Butler club sports deal with lack of practice space in Hinkle

A basketball rests on the floor of the West Gym in Hinkle Fieldhouse. Photo by Adam Cvik.

SAM PHIFER | STAFF REPORTER | sphifer@butler.edu

Club sports on Butler University’s campus have lost practice slot times at Hinkle Fieldhouse throughout the last semester.

Club sports are known to use Hinkle’s main court as well as the Efroymson Family Gym, also known as the West Gym. But lately, Hinkle is too crowded to support Butler’s club teams.   

Hinkle is the hub for numerous sports organizations on campus such as men and women’s basketball and volleyball teams. With 20 varsity sports, practice slots and times can be tough to schedule once the weather gets worse and the seasons grow deeper. Aside from the varsity teams, there are also 17 club sports organizations fighting for this space.

With all of these teams wanting to practice regularly, there is limited space that each team has to practice. The club teams greatly affected include ultimate frisbee, men and women’s club basketball, volleyball and men’s lacrosse. All these teams need an indoor court of some sort to practice on and run plays.

Along with men and women’s basketball, the dance and cheer teams have needed space in Hinkle to practice, sometimes late at night.

With Hinkle crammed, teams have to travel to the Bubble, where tennis teams play and practice, or the Health and Recreation Complex to hold practice. This makes it difficult for the scheduling staff within Butler athletics to find room for everyone.

“It’s a pretty complex puzzle,” associate athletic director John Dedman said. “In terms of some seasons, whether it’s basketball season versus the fall or spring when the weather is nicer, there is probably more access [to Hinkle]. But when the weather is cold or snowy, a lot more groups want in here.”

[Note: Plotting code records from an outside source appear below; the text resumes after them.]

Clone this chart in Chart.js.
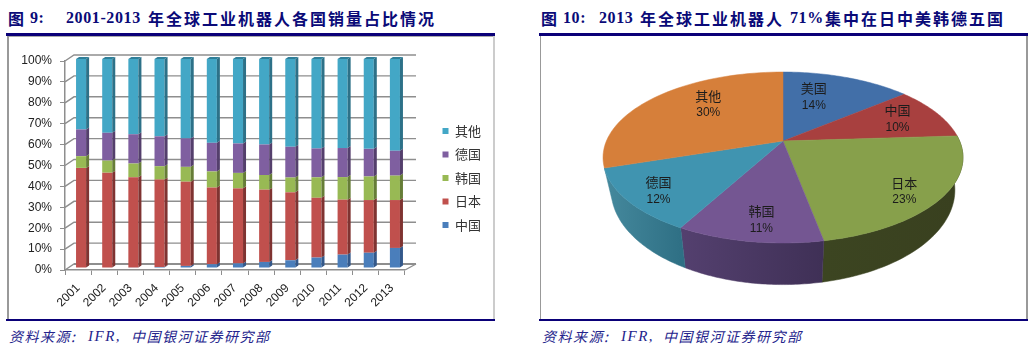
<!DOCTYPE html>
<html><head><meta charset="utf-8">
<script src="https://cdn.jsdelivr.net/npm/chart.js@4"></script>
<style>
html,body{margin:0;padding:0;background:#fff;width:1035px;height:352px;overflow:hidden}
.t{position:absolute;white-space:nowrap;color:#0a0a78;font-weight:700;font-size:16px;line-height:20px;top:8px;font-family:"Noto Sans CJK SC"}
.t.n{font-family:"Liberation Serif";letter-spacing:.6px;font-size:16px}
.t.c{letter-spacing:2px}
.s{position:absolute;white-space:nowrap;top:327px;color:#24248c;font:italic 14px/18px "Noto Sans CJK SC";letter-spacing:1.5px}
.s.e{font-family:"Liberation Serif";font-size:15px}
.r{position:absolute;background:#0a0078}
.g{position:absolute;background:#999}
canvas{position:absolute}
</style></head><body>
<div class="t" style="left:8px">图</div><div class="t n" style="left:30px">9:</div>
<div class="t n" style="left:66px">2001-2013</div><div class="t c" style="left:148px">年全球工业机器人各国销量占比情况</div>
<div class="t" style="left:541px">图</div><div class="t n" style="left:563px">10:</div>
<div class="t n" style="left:599px">2013</div><div class="t c" style="left:640px">年全球工业机器人</div>
<div class="t n" style="left:790px">71%</div><div class="t c" style="left:825px">集中在日中美韩德五国</div>
<div class="r" style="left:6px;top:33px;width:489px;height:3px"></div>
<div class="r" style="left:539px;top:33px;width:489px;height:3px"></div>
<div class="g" style="left:7px;top:36px;width:2px;height:284px"></div>
<div class="g" style="left:9px;top:36px;width:485px;height:1px;background:#aaa"></div>
<div class="g" style="left:493px;top:36px;width:2px;height:284px;background:#ccc"></div>
<div class="g" style="left:540px;top:36px;width:1px;height:284px"></div>
<div class="g" style="left:1026px;top:36px;width:2px;height:284px"></div>
<div class="r" style="left:6px;top:319px;width:489px;height:2px"></div>
<div class="r" style="left:539px;top:319px;width:489px;height:2px"></div>
<div class="s" style="left:9px">资料来源:</div><div class="s e" style="left:88px">IFR,</div><div class="s" style="left:131px">中国银河证券研究部</div>
<div class="s" style="left:542px">资料来源:</div><div class="s e" style="left:621px">IFR,</div><div class="s" style="left:663px">中国银河证券研究部</div>
<canvas id="bar" width="484" height="280" style="left:9px;top:38px;width:484px;height:280px"></canvas>
<canvas id="pie" width="485" height="282" style="left:541px;top:37px;width:485px;height:282px"></canvas>
<script>
const years=['2001','2002','2003','2004','2005','2006','2007','2008','2009','2010','2011','2012','2013'];
const china=[0,0,0.2,0.5,1,1.8,2.2,2.9,3.7,5,6.4,7.3,9.6];
const japan=[47.9,45.6,43.2,41.8,40.3,36.7,35.9,34.6,32.5,28.6,26.3,25.2,22.9];
const korea=[5.6,5.8,6.6,6.4,7.1,7.7,7.4,7,7.1,9.8,10.8,11.3,11.7];
const germany=[12.8,13.3,14,14.3,13.6,13.7,14.1,14.6,14.7,13.8,13.9,13.2,11.9];
const other=[33.7,35.3,36,37,38,40.1,40.4,40.9,42,42.8,42.6,43,43.9];
const pieLabels=['美国','中国','日本','韩国','德国','其他'];
const pieValues=[14,10,23,11,12,30];

const barColors=['#4a7ebb','#c0504d','#98b954','#7f5fa0','#43a7c6'];
const barSides=['#33588a','#7f3331','#667d37','#543f6c','#2d7188'];
const gray='#8e8e8e';
const ox=3,oy=-2;      // bar offset inside the 3D box
const dx=3,dy=-2;      // bar depth
const wx=9,wy=-6;      // back wall offset

const box3d={id:'box3d',
 beforeDatasetsDraw(c){
  const {ctx,chartArea:a,scales:{y}}=c;
  ctx.save();ctx.strokeStyle=gray;ctx.lineWidth=1.4;
  y.ticks.forEach(t=>{const p=y.getPixelForValue(t.value);
   ctx.beginPath();ctx.moveTo(a.left,p);ctx.lineTo(a.left+wx,p+wy);ctx.lineTo(a.right+wx+2,p+wy);ctx.stroke();});
  ctx.beginPath();ctx.moveTo(a.right,a.bottom);ctx.lineTo(a.right+wx+2,a.bottom+wy);ctx.stroke();
  ctx.lineWidth=2;ctx.beginPath();ctx.moveTo(a.left+wx,a.bottom+wy);ctx.lineTo(a.right+wx+2,a.bottom+wy);ctx.stroke();
  ctx.restore();
  ctx.save();ctx.translate(ox,oy);
 },
 afterDatasetsDraw(c){
  const {ctx}=c;
  c.data.datasets.forEach((d,i)=>{
   c.getDatasetMeta(i).data.forEach((b,j)=>{
    const r=b.x+b.width/2;
    ctx.fillStyle=barSides[i];
    ctx.beginPath();ctx.moveTo(r,b.y);ctx.lineTo(r+dx,b.y+dy);ctx.lineTo(r+dx,b.base+dy);ctx.lineTo(r,b.base);ctx.closePath();ctx.fill();
    if(i===c.data.datasets.length-1){
     const l=b.x-b.width/2;
     ctx.fillStyle='#2f7f99';
     ctx.beginPath();ctx.moveTo(l,b.y);ctx.lineTo(l+dx,b.y+dy);ctx.lineTo(r+dx,b.y+dy);ctx.lineTo(r,b.y);ctx.closePath();ctx.fill();
    }
   });
  });
  ctx.restore();
 }};

new Chart(document.getElementById('bar'),{
 type:'bar',
 data:{labels:years,datasets:[
  {label:'中国',data:china,backgroundColor:barColors[0]},
  {label:'日本',data:japan,backgroundColor:barColors[1]},
  {label:'韩国',data:korea,backgroundColor:barColors[2]},
  {label:'德国',data:germany,backgroundColor:barColors[3]},
  {label:'其他',data:other,backgroundColor:barColors[4]}]},
 options:{responsive:false,animation:false,
  datasets:{bar:{categoryPercentage:1,barPercentage:0.385}},
  layout:{padding:{left:0,top:0,right:2,bottom:0}},
  plugins:{tooltip:{enabled:false},
   legend:{position:'right',reverse:true,labels:{boxWidth:6,boxHeight:6,padding:10.5,color:'#333',font:{family:'"Noto Sans CJK SC"',size:13}}}},
  scales:{
   x:{stacked:true,offset:true,
    grid:{offset:true,drawOnChartArea:false,tickLength:5,tickColor:gray,color:gray},
    border:{color:gray,width:1.5},
    ticks:{minRotation:45,maxRotation:45,autoSkip:false,padding:6,color:'#222',font:{family:'"Liberation Sans"',size:12}},
    afterFit(s){s.height=48;}},
   y:{stacked:true,min:0,max:100,
    grid:{drawOnChartArea:false,tickLength:5,tickColor:gray,color:gray},
    border:{color:gray,width:1.5},
    ticks:{stepSize:10,padding:8,color:'#222',callback:v=>v+'%',font:{family:'"Liberation Sans"',size:12}},
    afterFit(s){s.width=56;}},
   gap:{position:'right',display:true,grid:{display:false},border:{display:false},ticks:{display:false},afterFit(s){s.width=27;}},
   gapTop:{position:'top',display:true,grid:{display:false},border:{display:false},ticks:{display:false},afterFit(s){s.height=23;}}
  }},
 plugins:[box3d]});

// perspective pie
const sliceColors=['#426fa8','#a8403f','#87a04b','#745692','#4094b0','#d67f3a'];
const wallFrom=['#2c4c75','#7a2e2d','#3c4521','#54406f','#45899d','#9a5a28'];
const wallTo=['#2c4c75','#7a2e2d','#39401f','#3f3056','#2f7085','#9a5a28'];
const labelNudge=[[-10,-4],[2,-2],[28,16],[0,15],[-17,8],[8,-9]];
const labelRadius=[0.6,0.72,0.62,0.68,0.72,0.62];
const cx=783-541, ay=141-37, sx=176.6, sy=82.3, tilt=0.193, wallOff=30.8, wallKx=0.955, wallKy=1.106;
function proj(a,r,kx,ky,off){const u=r*Math.cos(a),v=r*Math.sin(a),d=1-tilt*v;
 return [cx+kx*sx*u/d, ay+ky*sy*v/d+off];}
const pie3d={id:'pie3d',
 beforeDatasetDraw(c){
  const {ctx}=c, arcs=c.getDatasetMeta(0).data, n=48;
  arcs.forEach((arc,i)=>{
   const {startAngle:s,endAngle:e}=arc.getProps(['startAngle','endAngle']);
   if(Math.sin((s+e)/2)<0) return;
   const g=ctx.createLinearGradient(proj(s,1,1,1,0)[0],0,proj(e,1,1,1,0)[0],0);
   g.addColorStop(0,wallTo[i]);g.addColorStop(1,wallFrom[i]);
   ctx.fillStyle=g;ctx.strokeStyle=g;ctx.lineWidth=.5;
   ctx.beginPath();
   for(let j=0;j<=n;j++){const p=proj(s+(e-s)*j/n,1,1,1,0);j?ctx.lineTo(p[0],p[1]):ctx.moveTo(p[0],p[1]);}
   for(let j=n;j>=0;j--){const p=proj(s+(e-s)*j/n,1,wallKx,wallKy,wallOff);ctx.lineTo(p[0],p[1]);}
   ctx.closePath();ctx.fill();ctx.stroke();
  });
  arcs.forEach((arc,i)=>{
   const {startAngle:s,endAngle:e}=arc.getProps(['startAngle','endAngle']);
   ctx.fillStyle=sliceColors[i];ctx.strokeStyle=sliceColors[i];ctx.lineWidth=.5;
   ctx.beginPath();ctx.moveTo(cx,ay);
   for(let j=0;j<=n;j++){const p=proj(s+(e-s)*j/n,1,1,1,0);ctx.lineTo(p[0],p[1]);}
   ctx.closePath();ctx.fill();ctx.stroke();
  });
  ctx.textAlign='center';ctx.textBaseline='middle';ctx.fillStyle='#1c1c1c';
  arcs.forEach((arc,i)=>{
   const {startAngle:s,endAngle:e}=arc.getProps(['startAngle','endAngle']);
   const p=proj((s+e)/2,labelRadius[i],1,1,0);
   const x=p[0]+labelNudge[i][0],y=p[1]+labelNudge[i][1];
   ctx.font='13px "Noto Sans CJK SC"';ctx.fillText(pieLabels[i],x,y-8);
   ctx.font='12px "Liberation Sans"';ctx.fillText(pieValues[i]+'%',x,y+9);
  });
  return false;
 }};
new Chart(document.getElementById('pie'),{
 type:'pie',
 data:{labels:pieLabels,datasets:[{data:pieValues,backgroundColor:sliceColors,borderWidth:0}]},
 options:{responsive:false,animation:false,plugins:{legend:{display:false},tooltip:{enabled:false}}},
 plugins:[pie3d]});
</script>
</body></html>
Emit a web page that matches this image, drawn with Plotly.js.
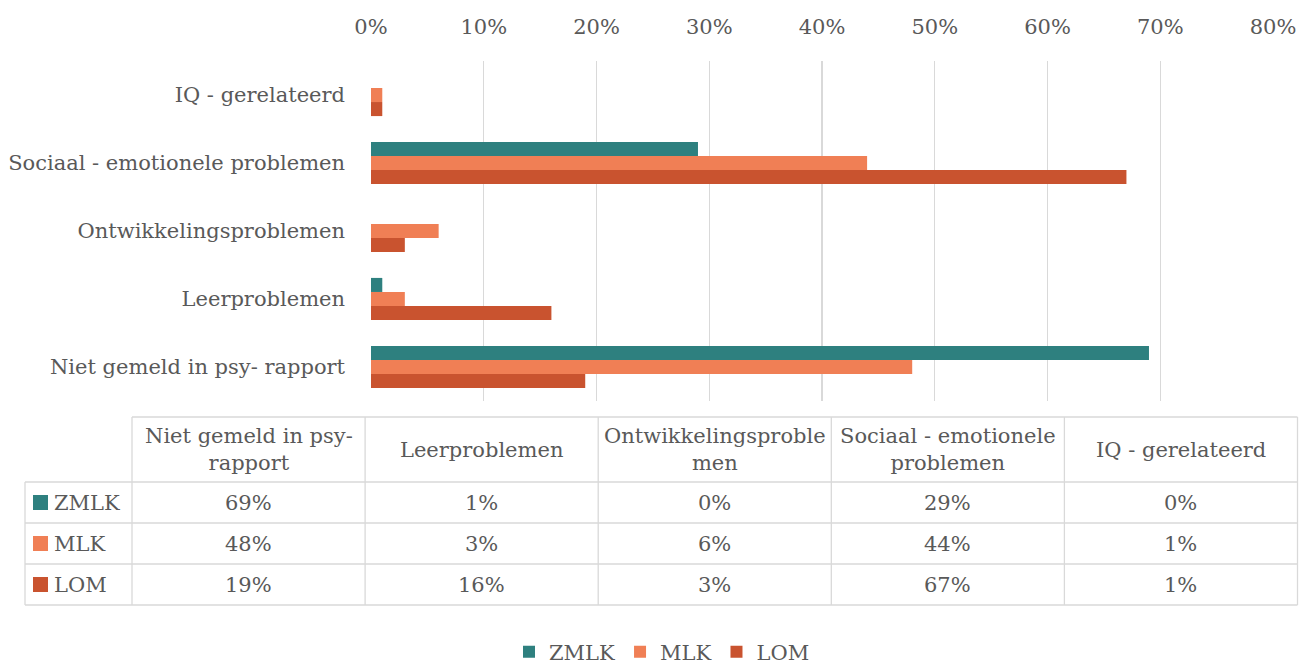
<!DOCTYPE html>
<html><head><meta charset="utf-8">
<script src="https://cdn.plot.ly/plotly-3.0.1.min.js"></script>
<style>html,body{margin:0;padding:0;background:#fff}</style>
</head><body><div id="chart" style="width:1300px;height:668px"></div>
<script>
// ---- data ----
const categories = ["IQ - gerelateerd", "Sociaal - emotionele problemen", "Ontwikkelingsproblemen", "Leerproblemen", "Niet gemeld in psy- rapport"];
const seriesNames = ["ZMLK", "MLK", "LOM"];
const zmlkValues = [0, 29, 0, 1, 69];
const mlkValues  = [1, 44, 6, 3, 48];
const lomValues  = [1, 67, 3, 16, 19];
const tableCategories = ["Niet gemeld in psy- rapport", "Leerproblemen", "Ontwikkelingsproblemen", "Sociaal - emotionele problemen", "IQ - gerelateerd"];
const tableHeaderLabels = ["Niet gemeld in psy-<br>rapport", "Leerproblemen", "Ontwikkelingsproble<br>men", "Sociaal - emotionele<br>problemen", "IQ - gerelateerd"];
const xTickValues = [0, 10, 20, 30, 40, 50, 60, 70, 80];
const xTickLabels = ["0%", "10%", "20%", "30%", "40%", "50%", "60%", "70%", "80%"];

// ---- styling ----
const colors = ["#2E807F", "#F07F55", "#C9532F"];
const FONT = "DejaVu Serif";
const TXT = "#595959";
const GRID = "#D9D9D9";
const FS = 21;
const W = 1300, H = 668;
const L = 371, R = 1273, T = 61, B = 401;
const px = x => (x - L) / (R - L);
const py = y => (B - y) / (B - T);

const seriesValues = [zmlkValues, mlkValues, lomValues];
const traces = seriesNames.map((name, i) => ({
  type: "bar", orientation: "h", name: name,
  y: categories, x: seriesValues[i],
  marker: {color: colors[i]}, hoverinfo: "skip"
}));

// ---- table geometry ----
const colEdges = [132, 365.1, 598.2, 831.3, 1064.4, 1297.5];
const rowEdges = [417, 482, 523, 564, 605];
const labelLeft = 25;
const shapes = [];
const line = (x0, y0, x1, y1) => shapes.push({type: "line", xref: "paper", yref: "paper",
  x0: px(x0), y0: py(y0), x1: px(x1), y1: py(y1), line: {color: GRID, width: 1.3}});
line(colEdges[0], rowEdges[0], colEdges[5], rowEdges[0]);
for (let r = 1; r < rowEdges.length; r++) line(labelLeft, rowEdges[r], colEdges[5], rowEdges[r]);
line(labelLeft, rowEdges[1], labelLeft, rowEdges[4]);
colEdges.forEach(c => line(c, rowEdges[0], c, rowEdges[4]));

const annotations = [];
const ann = (text, x, y, xanchor) => annotations.push({text: text, xref: "paper", yref: "paper",
  x: px(x), y: py(y), xanchor: xanchor || "center", yanchor: "middle", showarrow: false,
  font: {family: FONT, size: FS, color: TXT}});

tableHeaderLabels.forEach((h, c) => ann(h, (colEdges[c] + colEdges[c + 1]) / 2, (rowEdges[0] + rowEdges[1]) / 2));
seriesNames.forEach((name, s) => {
  const yc = (rowEdges[s + 1] + rowEdges[s + 2]) / 2;
  shapes.push({type: "rect", xref: "paper", yref: "paper",
    x0: px(33), x1: px(48), y0: py(yc - 7.5), y1: py(yc + 7.5),
    fillcolor: colors[s], line: {width: 0}});
  ann(name, 52, yc, "left");
  tableCategories.forEach((cat, c) => {
    const v = seriesValues[s][categories.indexOf(cat)];
    ann(v + "%", (colEdges[c] + colEdges[c + 1]) / 2, yc);
  });
});

const layout = {
  width: W, height: H,
  margin: {l: L, r: W - R, t: T, b: H - B, pad: 0, autoexpand: false},
  paper_bgcolor: "#fff", plot_bgcolor: "#fff",
  font: {family: FONT, size: FS, color: TXT},
  barmode: "group", bargap: 0.38, bargroupgap: 0,
  showlegend: true,
  legend: {orientation: "h", x: px(662), xanchor: "center", y: py(652), yanchor: "middle",
    font: {family: FONT, size: FS, color: TXT}, itemwidth: 30, traceorder: "normal"},
  xaxis: {side: "top", range: [0, 80], tickvals: xTickValues, ticktext: xTickLabels,
    showgrid: true, gridcolor: GRID, gridwidth: 1.3, zeroline: false, showline: false,
    ticks: "", ticklabelstandoff: 22, fixedrange: true},
  yaxis: {autorange: "reversed", type: "category", showgrid: false, zeroline: false, showline: false,
    ticks: "", ticklabelstandoff: 25, fixedrange: true},
  shapes: shapes, annotations: annotations
};
Plotly.newPlot("chart", traces, layout, {displayModeBar: false, staticPlot: true});
</script></body></html>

With the recent bad weather, clubs on campus are having a very hard time finding places where they can practice within the tight schedule of Hinkle.

The weather does not only affect the teams that need practice, it also affects the people who like to play on the courts at the HRC. With club teams using all the court time, intramural teams have a hard time practicing on the courts.

“The West Gym being unavailable to us as club sports has been really unfortunate,” Morgan Miller, president of women’s club basketball, said. “We practice right up until the HRC closes, and often leave no open gym space for anyone else. We are constantly having to kick people off who are just playing pick-up, which is unfair to them because they pay for that court space just as much as we do.”

Outside of the basketball realm, this weather and non-ideal scheduling has led the ultimate frisbee club team to some hard measures when it comes to practice.

“We have a very late practice,” Alex Sottile, president of the ultimate frisbee club, said. “We are in the Bubble, and the tennis nets prevent us from running full field drills and such, but we make do with the room we have.”

Freshman ultimate frisbee player Sean Thomas said practices on Monday’s usually run from 10:30 to 11:30 p.m.

With the weather getting better and basketball season done, club teams are hopeful their nightly journeys to the Bubble and the HRC and their squished time slots come to an end sooner rather than later.